Even more astounding is the way in which Silva, who resigned as Lula da Silva’s environmental minister in 2008 because of his government’s willingness to consider development initiatives in the Amazon, has demonstrated her pragmatism on energy policy. Today, she’s embraced both large-scale hydroelectricity projects and offshore oil development, though she was hostile to both as a government minister.

None of the candidates, including Silva, are likely to roll back the social welfare programs that have become established after 12 years of the Lula da Silva and Rousseff administrations. But Silva, in particular, could make a strong case that her government would be as much a part of Lula’s legacy as Rousseff’s reelection:

Moreover, Silva, who started off as a member of the Workers’ Party, is arguably as much the heir of Lula da Silva’s legacy as Rousseff. By introducing a new perspective to Brazil’s government, a Silva presidency might reform and refresh the principles that have made Lula da Silva, even today, such a beloved figure within Brazil and Latin America, even as his party finds itself struggling to fend offcorruption allegations, charges of economic mismanagement and accusations, going back to widespread protests last summer, that Rousseff has placed vanity projects, like hosting the 2014 World Cup and the 2016 Summer Olympics, over more fundamental issues like the cost of public transportation, health care and education….

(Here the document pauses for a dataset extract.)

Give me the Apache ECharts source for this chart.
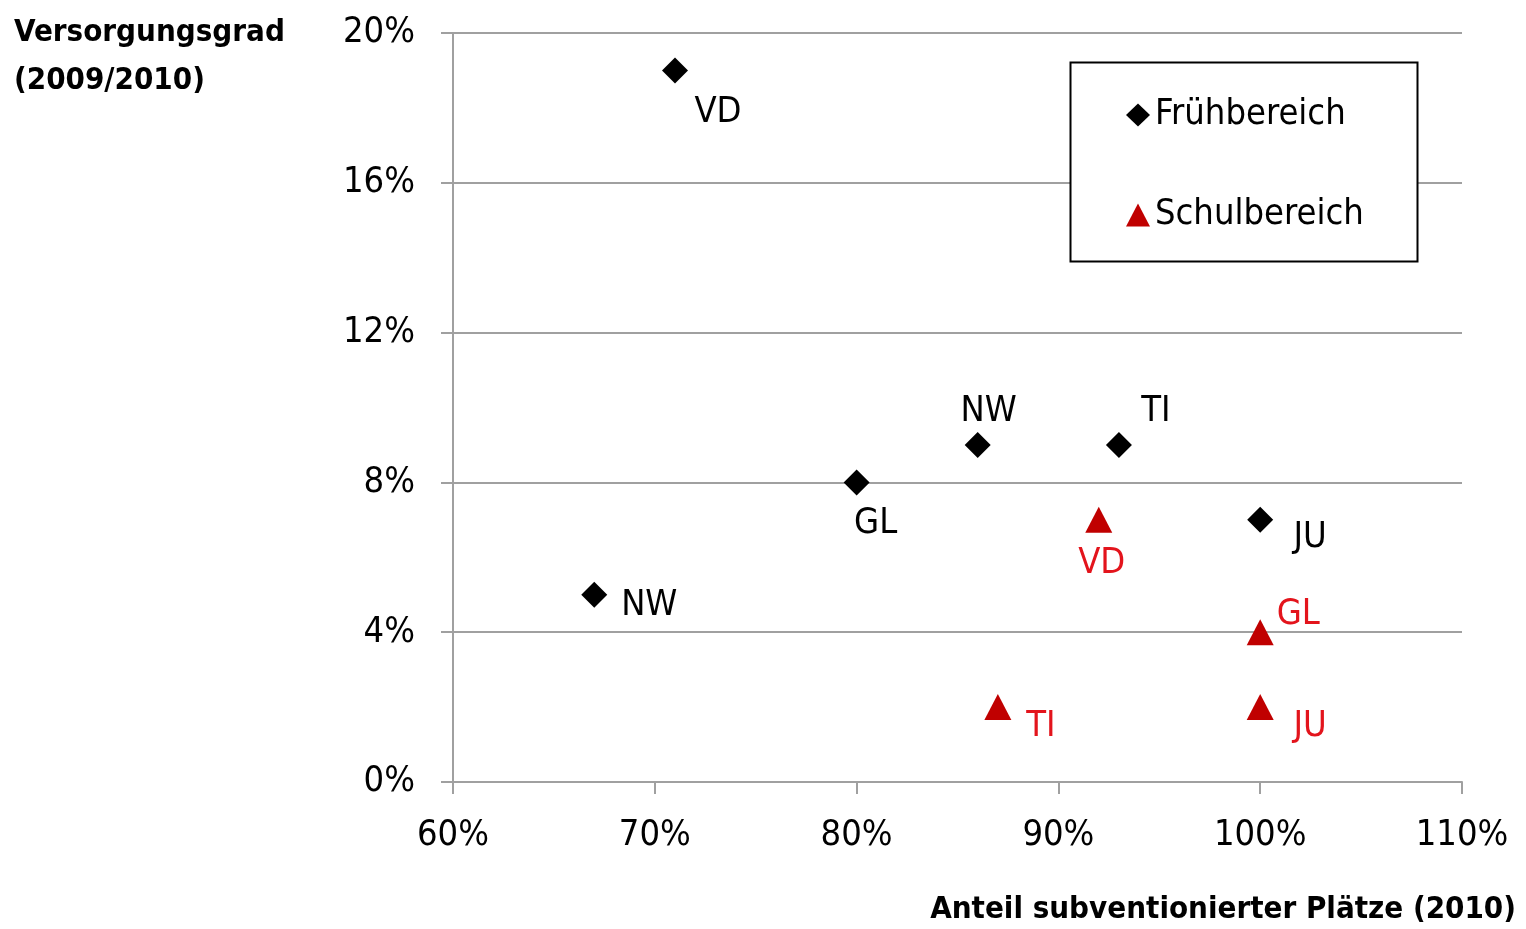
<!DOCTYPE html>
<html>
<head>
<meta charset="utf-8">
<script src="https://cdn.jsdelivr.net/npm/echarts@6/dist/echarts.min.js"></script>
<style>
  html, body { margin: 0; padding: 0; background: #fff; }
  #chart { width: 1526px; height: 929px; }
</style>
</head>
<body>
<div id="chart"></div>
<script>
// Cantons and their values (x: share of subsidised places 2010, y: coverage 2009/2010), in percent
const fruehLabels = ['VD', 'NW', 'TI', 'GL', 'JU', 'NW'];
const fruehX = [71, 86, 93, 80, 100, 67];
const fruehY = [19, 9, 9, 8, 7, 5];

const schulLabels = ['VD', 'GL', 'TI', 'JU'];
const schulX = [92, 100, 87, 100];
const schulY = [7, 4, 2, 2];

const seriesNames = ['Frühbereich', 'Schulbereich'];
const xTicks = [60, 70, 80, 90, 100, 110];
const yTicks = [0, 4, 8, 12, 16, 20];

// label offsets (px) from each marker centre
const fruehLabelOffsets = [[43, 42], [11, -33], [37, -33], [19, 41], [50, 18], [55, 11]];
const schulLabelOffsets = [[3, 44], [38, -18], [43, 20], [50, 20]];

const FONT = '"DejaVu Sans Condensed", "Liberation Sans Narrow", sans-serif';
const RED_MARK = '#c00000';
const RED_TEXT = '#e3141c';
const GREY = '#a0a0a0';

function buildData(xs, ys, labels, offsets) {
  return xs.map((x, i) => ({
    value: [x, ys[i]],
    name: labels[i],
    label: { offset: offsets[i] }
  }));
}

const chart = echarts.init(document.getElementById('chart'), null, { renderer: 'canvas' });

chart.setOption({
  animation: false,
  backgroundColor: '#fff',
  textStyle: { fontFamily: FONT },
  title: [
    {
      text: 'Versorgungsgrad\n(2009/2010)',
      left: 9, top: 4,
      textStyle: { fontFamily: FONT, fontWeight: 'bold', fontSize: 31, lineHeight: 48, color: '#000' }
    },
    {
      text: 'Anteil subventionierter Plätze (2010)',
      right: 5, top: 889,
      textStyle: { fontFamily: FONT, fontWeight: 'bold', fontSize: 31, color: '#000' }
    }
  ],
  grid: { left: 453, right: 64, top: 33, bottom: 147, containLabel: false },
  xAxis: {
    type: 'value',
    min: xTicks[0], max: xTicks[xTicks.length - 1], interval: 10,
    axisLine: { show: true, lineStyle: { color: GREY, width: 2 } },
    axisTick: { show: true, length: 12, lineStyle: { color: GREY, width: 2 } },
    splitLine: { show: false },
    axisLabel: { margin: 36, fontSize: 36, color: '#000', fontFamily: FONT, formatter: v => v + '%' }
  },
  yAxis: {
    type: 'value',
    min: yTicks[0], max: yTicks[yTicks.length - 1], interval: 4,
    axisLine: { show: true, lineStyle: { color: GREY, width: 2 } },
    axisTick: { show: true, length: 12, lineStyle: { color: GREY, width: 2 } },
    splitLine: { show: true, lineStyle: { color: GREY, width: 2 } },
    axisLabel: { margin: 38, fontSize: 36, color: '#000', fontFamily: FONT, formatter: v => v + '%' }
  },
  legend: {
    orient: 'vertical',
    left: 1121, top: 92,
    itemGap: 64,
    itemWidth: 24, itemHeight: 23,
    z: 110,
    textStyle: { fontSize: 36, color: '#000', fontFamily: FONT },
    data: [
      { name: seriesNames[0], icon: 'diamond' },
      { name: seriesNames[1], icon: 'triangle' }
    ]
  },
  graphic: {
    elements: [{
      type: 'rect', z: 100,
      shape: { x: 1070.5, y: 62.5, width: 347, height: 199 },
      style: { fill: '#fff', stroke: '#000', lineWidth: 2 }
    }]
  },
  series: [
    {
      name: seriesNames[0],
      type: 'scatter',
      symbol: 'diamond',
      symbolSize: 26,
      itemStyle: { color: '#000', opacity: 1 },
      label: {
        show: true, position: 'inside', formatter: '{b}',
        fontSize: 36, color: '#000', fontFamily: FONT, opacity: 1
      },
      data: buildData(fruehX, fruehY, fruehLabels, fruehLabelOffsets)
    },
    {
      name: seriesNames[1],
      type: 'scatter',
      symbol: 'triangle',
      symbolSize: [27, 26],
      itemStyle: { color: RED_MARK, opacity: 1 },
      label: {
        show: true, position: 'inside', formatter: '{b}',
        fontSize: 36, color: RED_TEXT, fontFamily: FONT, opacity: 1
      },
      data: buildData(schulX, schulY, schulLabels, schulLabelOffsets)
    }
  ]
});
</script>
</body>
</html>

But with days to go until the first round, Brazilians might find that Silva represents the most conservative choice of all—she offers the corrective policies that voters might expect from Neves or a change in administration, while also embodying a certain amount of continuity with the lulista left. That’s all in addition to the symbolic appeal of Silva’s election as representative of Brazil’s promise of greater racial and socioeconomic equality.